By default, optimi optimizers assume lr is the maximum scheduled learning rate. This allows the applied weight decay \((\gamma_t/\gamma_\text{max})\lambda\bm{\theta}_{t-1}\) to match the learning rate schedule. Set max_lr if this is not the case.

Example

import torch
from torch import nn
from optimi import AdamW

# create model
model = nn.Linear(20, 1, dtype=torch.bfloat16)

# initialize any optimi optimizer useing `decouple_lr=True` to enable fully
# decoupled weight decay. note `weight_decay` is lower then the default of 1e-2
opt = AdamW(model.parameters(), lr=1e-3, weight_decay=1e-5, decouple_lr=True)

# model is optimized using fully decoupled weight decay
loss = model(torch.randn(20, dtype=torch.bfloat16))
loss.backward()

opt.step()
opt.zero_grad()

Algorithm

The algorithm below shows the difference between PyTorch’s AdamW and optimi’s Adam with fully decoupled weight decay.

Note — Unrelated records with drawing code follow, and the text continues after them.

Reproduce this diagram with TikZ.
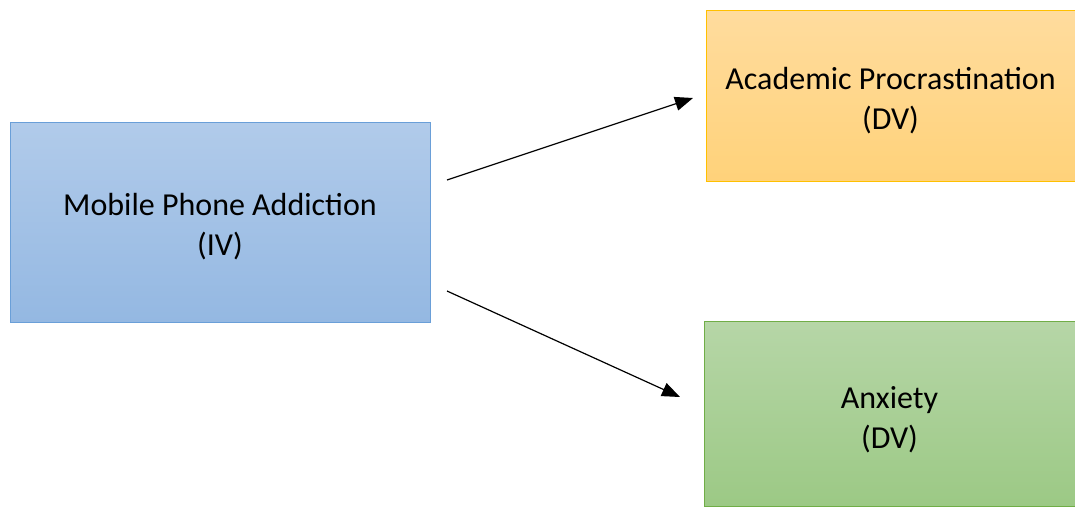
\documentclass[tikz,border=0pt]{standalone}
\usepackage{fontspec}
\setmainfont{Carlito}
\usetikzlibrary{arrows.meta}
\definecolor{bluetop}{HTML}{B1CBEA}
\definecolor{bluebot}{HTML}{94B8E2}
\definecolor{blueline}{HTML}{6A9FD8}
\definecolor{orgtop}{HTML}{FFDC9E}
\definecolor{orgbot}{HTML}{FFD27A}
\definecolor{orgline}{HTML}{FFC000}
\definecolor{grntop}{HTML}{B6D6A7}
\definecolor{grnbot}{HTML}{9CC985}
\definecolor{grnline}{HTML}{70AD47}
\newcommand{\toppad}{\rule{0pt}{32pt}}
\tikzset{
  box/.style={draw, line width=0.9pt, minimum width=#1, align=center,
    font=\fontsize{32}{40}\selectfont, inner sep=0pt},
  conn/.style={line width=1.2pt, -{Triangle[length=18pt,width=14pt]}}
}
\begin{document}
\begin{tikzpicture}[x=1pt,y=-1pt]
\useasboundingbox (0,0) rectangle (1075,507);
\node[box=420pt, minimum height=200pt, top color=bluetop, bottom color=bluebot, draw=blueline]
  (iv) at (220,222) {\toppad Mobile Phone Addiction\\(IV)};
\node[box=369pt, minimum height=171pt, top color=orgtop, bottom color=orgbot, draw=orgline]
  (ap) at (890.5,95.5) {\toppad Academic Procrastination\\(DV)};
\node[box=371pt, minimum height=185pt, top color=grntop, bottom color=grnbot, draw=grnline]
  (ax) at (889.5,413.5) {\rule{0pt}{34pt}Anxiety\\(DV)};
\coordinate (s1) at (447,180);
\coordinate (e1) at (693,98);
\coordinate (s2) at (447,291);
\coordinate (e2) at (680,397);
\draw[conn] (s1) -- (e1);
\draw[conn] (s2) -- (e2);
\end{tikzpicture}
\end{document}
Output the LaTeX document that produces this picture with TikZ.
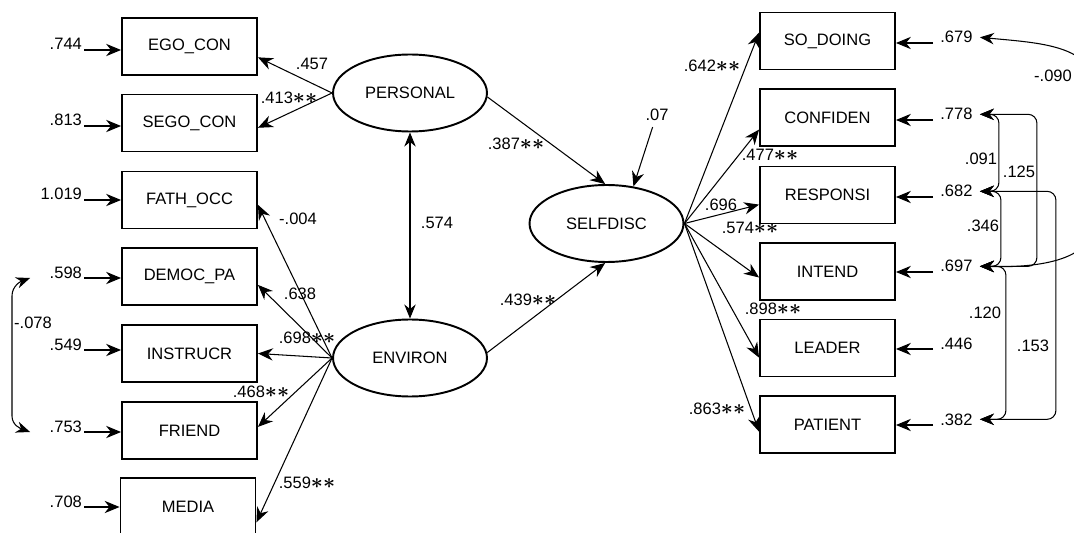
\documentclass[tikz,border=0pt]{standalone}
\usepackage{fontspec}
\setmainfont{Liberation Sans}
\usetikzlibrary{shapes.geometric,arrows.meta}
\newcommand{\sig}{{\fontsize{11.5}{12}\selectfont\boldmath$\ast\ast$}}

\begin{document}
\begin{tikzpicture}[x=0.02cm,y=-0.02cm,font=\fontsize{9.4}{10}\selectfont,
  obs/.style={draw,line width=1.1pt,minimum width=2.7cm,minimum height=1.14cm,inner sep=0pt},
  lat/.style={draw,ellipse,line width=1.1pt,minimum width=3.08cm,minimum height=1.54cm,inner sep=0pt},
  errl/.style={anchor=base east,inner sep=1pt},
  errr/.style={anchor=base west,inner xsep=4pt,inner ysep=1pt},
  arr/.style={-{Stealth[length=8.5pt,width=7pt]},line width=0.6pt},
  cov/.style={{Stealth[length=8pt,width=6.5pt]}-{Stealth[length=8pt,width=6.5pt]},line width=0.6pt}]
\useasboundingbox (0,0) rectangle (1074,533);
\clip (0,0) rectangle (1074,533);
%\node {\includegraphics{sem.png}};
% left side
\node[obs] (ego) at (189.5,46.5) {EGO\_CON};
\node[obs] (sego) at (189.5,123) {SEGO\_CON};
\node[obs] (fath) at (189.5,200) {FATH\_OCC};
\node[obs] (democ) at (189.5,276.5) {DEMOC\_PA};
\node[obs] (instr) at (189.5,353.5) {INSTRUCR};
\node[obs] (friend) at (189.5,430.5) {FRIEND};
\node[obs] (media) at (188,506.5) {MEDIA};
\node[errl] (l1) at (84,50) {.744};
\node[errl] (l2) at (84,126) {.813};
\node[errl] (l3) at (84,200) {1.019};
\node[errl] (l4) at (84,278) {.598};
\node[errl] (l5) at (84,350) {.549};
\node[errl] (l6) at (84,432) {.753};
\node[errl] (l7) at (84,507) {.708};
\draw[arr] (l1.base east) -- (l1.base east -| ego.west);
\draw[arr] (l2.base east) -- (l2.base east -| sego.west);
\draw[arr] (l3.base east) -- (l3.base east -| fath.west);
\draw[arr] (l4.base east) -- (l4.base east -| democ.west);
\draw[arr] (l5.base east) -- (l5.base east -| instr.west);
\draw[arr] (l6.base east) -- (l6.base east -| friend.west);
\draw[arr] (l7.base east) -- (l7.base east -| media.west);
\draw[cov] ([xshift=-10pt]l4.base west) to[out=200,in=90] (12,296) -- (12,416) to[out=-90,in=160] ([xshift=-10pt]l6.base west);
\node (k8) at (33,323) {-.078};
% latent variables
\node[lat] (personal) at (410,93) {PERSONAL};
\node[lat] (environ) at (410,358) {ENVIRON};
\node[lat] (selfdisc) at (606.5,223.5) {SELFDISC};
\draw[arr] (personal.west) -- (ego.-9);
\draw[arr] (personal.west) -- (sego.-4);
\draw[arr] (environ.west) -- (fath.-4);
\draw[arr] (environ.west) -- (democ.-7);
\draw[arr] (environ.west) -- (instr.east);
\draw[arr] (environ.west) -- (friend.3);
\draw[arr] (environ.west) -- (media.-13);
\node (k1) at (312,64) {.457};
\node (k2) at (289,98) {.413\sig};
\node (k3) at (298,219) {-.004};
\node (k4) at (300,294) {.638};
\node (k5) at (307,338) {.698\sig};
\node (k6) at (261,392) {.468\sig};
\node (k7) at (307,483) {.559\sig};
\draw[cov] (personal.south) -- (environ.north);
\node (k9) at (437,223) {.574};
\draw[arr] (personal.-3) -- (selfdisc.92);
\draw[arr] (environ.4) -- (selfdisc.-92);
\node (k10) at (516,144) {.387\sig};
\node (k11) at (528,300) {.439\sig};
\node (d1) at (657,115) {.07};
\draw[arr] (d1.-110) -- (selfdisc.54);
% right side
\node[obs] (sodo) at (827.5,41) {SO\_DOING};
\node[obs] (conf) at (827.5,117.5) {CONFIDEN};
\node[obs] (resp) at (827.5,195) {RESPONSI};
\node[obs] (intend) at (827.5,271.5) {INTEND};
\node[obs] (leader) at (827.5,348) {LEADER};
\node[obs] (patient) at (827.5,424.5) {PATIENT};
\draw[arr] (selfdisc.east) -- (sodo.173);
\draw[arr] (selfdisc.east) -- (conf.190);
\draw[arr] (selfdisc.east) -- (resp.188);
\draw[arr] (selfdisc.east) -- (intend.185);
\draw[arr] (selfdisc.east) -- (leader.188);
\draw[arr] (selfdisc.east) -- (patient.186);
\node (k12) at (712,66) {.642\sig};
\node (k13) at (770,155) {.477\sig};
\node (k14) at (721,205) {.696};
\node (k15) at (750,228) {.574\sig};
\node (k16) at (773,309) {.898\sig};
\node (k17) at (717,409) {.863\sig};
\node[errr] (r1) at (933,43) {.679};
\node[errr] (r2) at (933,120) {.778};
\node[errr] (r3) at (933,197) {.682};
\node[errr] (r4) at (933,272) {.697};
\node[errr] (r5) at (933,349) {.446};
\node[errr] (r6) at (933,425) {.382};
\draw[arr] (r1.base west) -- (r1.base west -| sodo.east);
\draw[arr] (r2.base west) -- (r2.base west -| conf.east);
\draw[arr] (r3.base west) -- (r3.base west -| resp.east);
\draw[arr] (r4.base west) -- (r4.base west -| intend.east);
\draw[arr] (r5.base west) -- (r5.base west -| leader.east);
\draw[arr] (r6.base west) -- (r6.base west -| patient.east);
% error covariances
\draw[cov,rounded corners=5pt] (r2.east) -- ++(19,0) |- (r3.east);
\draw[cov,rounded corners=5pt] (r2.east) -- ++(57,0) |- (r4.east);
\draw[cov,rounded corners=5pt] (r3.east) -- ++(21,0) |- (r4.east);
\draw[cov,rounded corners=5pt] (r3.east) -- ++(76,0) |- (r6.east);
\draw[cov,rounded corners=5pt] (r4.east) -- ++(26,0) |- (r6.east);
\draw[cov] (r1.east) .. controls (1040,43) and (1095,45) .. (1095,90) -- (1095,220) .. controls (1095,260) and (1040,268) .. (r4.east);
\node (k18) at (981,159) {.091};
\node (k19) at (1019,172) {.125};
\node (k20) at (983,226) {.346};
\node (k21) at (985,313) {.120};
\node (k22) at (1033,346) {.153};
\node (k23) at (1053,76) {-.090};
\end{tikzpicture}
\end{document}
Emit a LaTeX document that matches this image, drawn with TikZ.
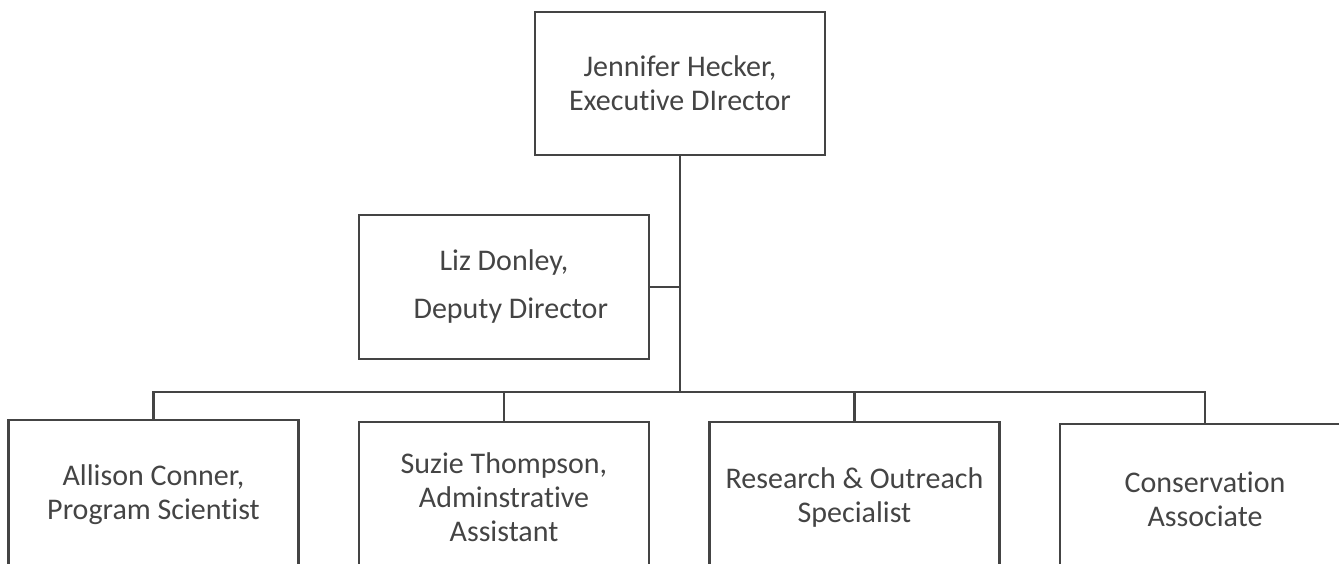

\[ \begin{aligned} &\rule{105mm}{0.4pt}\\ &\hspace{2mm} \textcolor{#009ddb}{\text{PyTorch’s AdamW}} \: \text{\&} \: \textcolor{#9a3fe4}{\text{Adam with fully decoupled weight decay}}\\ &\hspace{5mm} \text{inputs} : \bm{\theta}_0 \: \text{(params)}; \: f(\bm{\theta}) \text{(objective)}; \: \gamma_t \:\text{(learning rate at } t \text{)}; \\ &\hspace{17.25mm} \beta_1, \beta_2 \: \text{(betas)}; \: \lambda \: \text{(weight decay)}; \: \epsilon \text{ (epsilon)};\\ &\hspace{17.25mm} \gamma_\text{max} \: \text{(maximum learning rate)}\\ &\hspace{5mm} \text{initialize} : \bm{m}_{0} \leftarrow \bm{0}; \: \bm{v}_{0} \leftarrow \bm{0}\\[-0.5em] &\rule{105mm}{0.4pt}\\ &\hspace{5mm} \textbf{for} \: t=1 \: \textbf{to} \: \ldots \: \textbf{do}\text{:}\\ &\hspace{10mm} \bm{g}_t \leftarrow \nabla_{\theta} f_t(\bm{\theta}_{t-1})\\[0.5em] &\hspace{10mm} \bm{m}_t \leftarrow \beta_1 \bm{m}_{t-1} + (1 - \beta_1) \bm{g}_t\\ &\hspace{10mm} \bm{v}_t \leftarrow \beta_2 \bm{v}_{t-1} + (1 - \beta_2) \bm{g}^2_t\\[0.5em] &\hspace{10mm} \hat{\bm{m}}_t \leftarrow \bm{m}_t/(1 - \beta_1^t)\\ &\hspace{10mm} \hat{\bm{v}}_t \leftarrow \bm{v}_t/(1 - \beta_2^t)\\[0.5em] &\hspace{10mm} \bm{\theta}_t \leftarrow \bm{\theta}_{t-1} - \gamma_t \bigl( \hat{\bm{m}}_t / (\sqrt{\hat{\bm{v}}_t} + \epsilon) \textcolor{#009ddb}{+ \lambda\bm{\theta}_{t-1}} \bigr)\textcolor{#9a3fe4}{- (\gamma_t/\gamma_\text{max})\lambda\bm{\theta}_{t-1}}\\[-0.5em] &\rule{105mm}{0.4pt}\\ \end{aligned} \]

This difference applies to all optimi optimizers which implement both decoupled and fully decoupled weight decay.